Ein 25-Jähriger hatte am Freitag bei mehreren Angriffen in der Region Carcassonne insgesamt vier Menschen getötet. In einem Supermarkt im kleinen Ort Trèbes nahm er Geiseln. Der Polizist Beltrame ließ sich gegen eine Geisel austauschen und rief vom Supermarkt aus heimlich die Einsatzleitung an. Sein Telefon ließ er mit einer offenen Verbindung auf einem Tisch liegen. So konnten die Einsatzkräfte hören, was sich im Supermarkt abspielte. Als Schüsse fielen, schritten sie ein. Spezialkräfte der Gendarmerie erschossen den Attentäter. Beltrame erlag nach der Geiselnahme seinen schweren Verletzungen. In Frankreich wird er inzwischen als Held gefeiert.

Beltrames Mutter sagte, sie sei "absolut nicht überrascht" über die Tat ihres Sohnes. "Ich war einkaufen. Als ich von einem verletzten Oberst hörte, wusste ich gleich, dass er es sein musste." Sie habe bei der Gendarmerie angerufen "und die konnten das nur bestätigen". Ihr Sohn wäre im April 45 Jahre alt geworden. Sie beschrieb ihn als einen außergewöhnlich selbstlosen Menschen, dem neben der Familie auch der Katholizismus und besonders das Vaterland wichtig gewesen sei.

Die Lebensgefährtin war der Polizei bekannt

Dem Attentäter gegenüber empfinde sie keinen Hass, sagte Beltrames Mutter. "Ich empfinde Gleichgültigkeit und die allergrößte Form der Verachtung." Sie bat darum, nicht über den mutmaßlichen Täter zu sprechen und auch keine Fotos von ihm zu zeigen. "Wir sollten die Fotos von Helden zeigen, nicht von Killern und Monstern." Der Politiker Stéphane Poussier wurde wegen seiner Reaktion auf Beltrames Tod verhaftet. Er schrieb auf Twitter: "Immer wenn ein Polizist erschossen wird (...), denke ich an meinen Freund Rémi Fraisse."

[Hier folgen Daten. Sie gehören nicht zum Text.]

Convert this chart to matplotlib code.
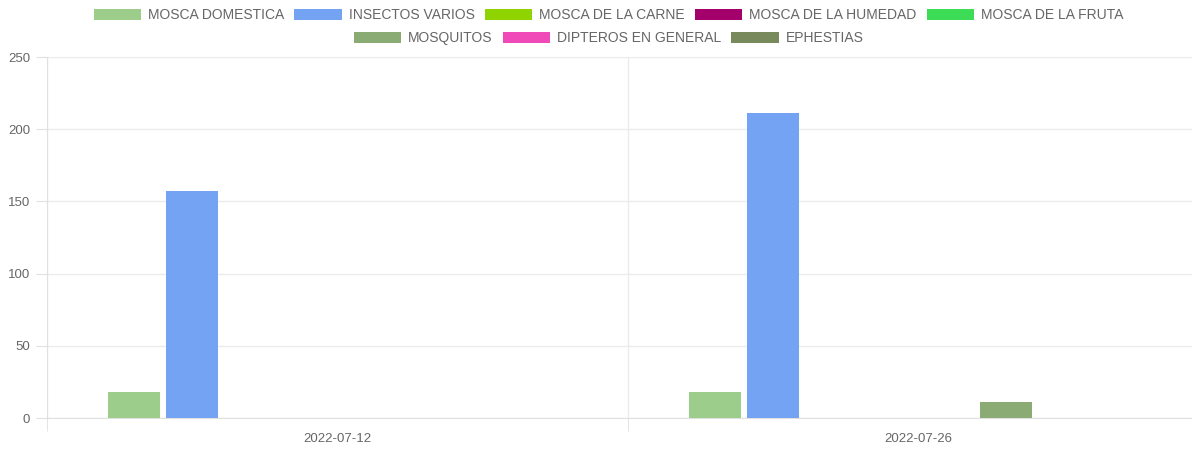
import numpy as np
import matplotlib.pyplot as plt
from matplotlib.patches import Patch

plt.rcParams['font.family'] = ['Liberation Sans', 'DejaVu Sans']

fechas = ["2022-07-12", "2022-07-26"]
series = ["MOSCA DOMESTICA", "INSECTOS VARIOS", "MOSCA DE LA CARNE",
          "MOSCA DE LA HUMEDAD", "MOSCA DE LA FRUTA", "MOSQUITOS",
          "DIPTEROS EN GENERAL", "EPHESTIAS"]
mosca_domestica = [18, 18]
insectos_varios = [157, 211]
mosca_carne = [0, 0]
mosca_humedad = [0, 0]
mosca_fruta = [0, 0]
mosquitos = [0, 11]
dipteros = [0, 0]
ephestias = [0, 0]
colores = ["#9ccd8b", "#74a3f3", "#8fd400", "#a3006b", "#3ddc56",
           "#8aab73", "#f049b8", "#78895c"]

valores = [mosca_domestica, insectos_varios, mosca_carne, mosca_humedad,
           mosca_fruta, mosquitos, dipteros, ephestias]

fig = plt.figure(figsize=(11.92, 4.49), dpi=100)
# the chart area runs past the right edge of the picture
ax = fig.add_axes([47 / 1192, 0.069, 1162 / 1192, 0.804])

x = np.arange(len(fechas))
slot = 0.8 / len(series)
for i, (nombre, v) in enumerate(zip(series, valores)):
    pos = x - 0.4 + slot * (i + 0.5)
    ax.bar(pos, v, width=slot * 0.9, color=colores[i], zorder=3)

ax.set_xlim(-0.5, 1.5)
ax.set_ylim(0, 250)
ax.set_yticks(np.arange(0, 251, 50))
ax.set_xticks(x)
ax.set_xticklabels(fechas)
ax.set_xticks([-0.5, 0.5, 1.5], minor=True)

ax.grid(axis="y", color="#ebebeb", linewidth=1, zorder=0)
ax.grid(axis="x", which="minor", color="#ebebeb", linewidth=1, zorder=0)
ax.tick_params(axis="x", which="major", length=0, pad=11, labelsize=9.5, labelcolor="#666666")
ax.tick_params(axis="x", which="minor", length=9, color="#e0e0e0")
ax.tick_params(axis="y", length=8, color="#e0e0e0", labelsize=9.5, labelcolor="#666666", pad=4)
for s in ["top", "right"]:
    ax.spines[s].set_visible(False)
ax.spines["left"].set_color("#e0e0e0")
ax.spines["bottom"].set_color("#e0e0e0")

handles = [Patch(facecolor=c, edgecolor="none") for c in colores]
kw = dict(frameon=False, fontsize=10, handlelength=3.4, handleheight=0.85,
          handletextpad=0.5, columnspacing=0.75, labelcolor="#666666",
          borderpad=0, borderaxespad=0)
cx = 608.5 / 1192
fig.legend(handles[:5], series[:5], loc="center", bbox_to_anchor=(cx, 1 - 15 / 449),
           ncol=5, **kw)
fig.legend(handles[5:], series[5:], loc="center", bbox_to_anchor=(cx, 1 - 38 / 449),
           ncol=3, **kw)

plt.savefig("out.png", dpi=100)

Der Umweltaktivist Fraisse war 2014 bei Protesten gegen ein Staudammprojekt im Süden Frankreichs von einer Tränengasgranate der Polizei getötet worden. Poussier fügte hinzu, diesmal sei es ein Polizeioberst gewesen. "Großartig!" Und zusätzlich bedeute das: "Ein Wähler für Macron weniger." Poussier, erfolgloser Kandidat der Linkspartei La France Insoumise bei der Parlamentswahl 2016, wurde am Sonntag in Dives-sur-Mer in der Normandie in Gewahrsam genommen, wie die Staatsanwaltschaft mitteilte. Die Lebensgefährtin des mutmaßlichen Attentäters war der Polizei, wie auch er selbst, als radikalisiert bekannt. Wie aus Justizkreisen verlautete, befand sich die 18-Jährige am Montag zur Vernehmung weiter in Polizeigewahrsam. Dies galt auch für einen 17-jährigen Freund des Attentäters.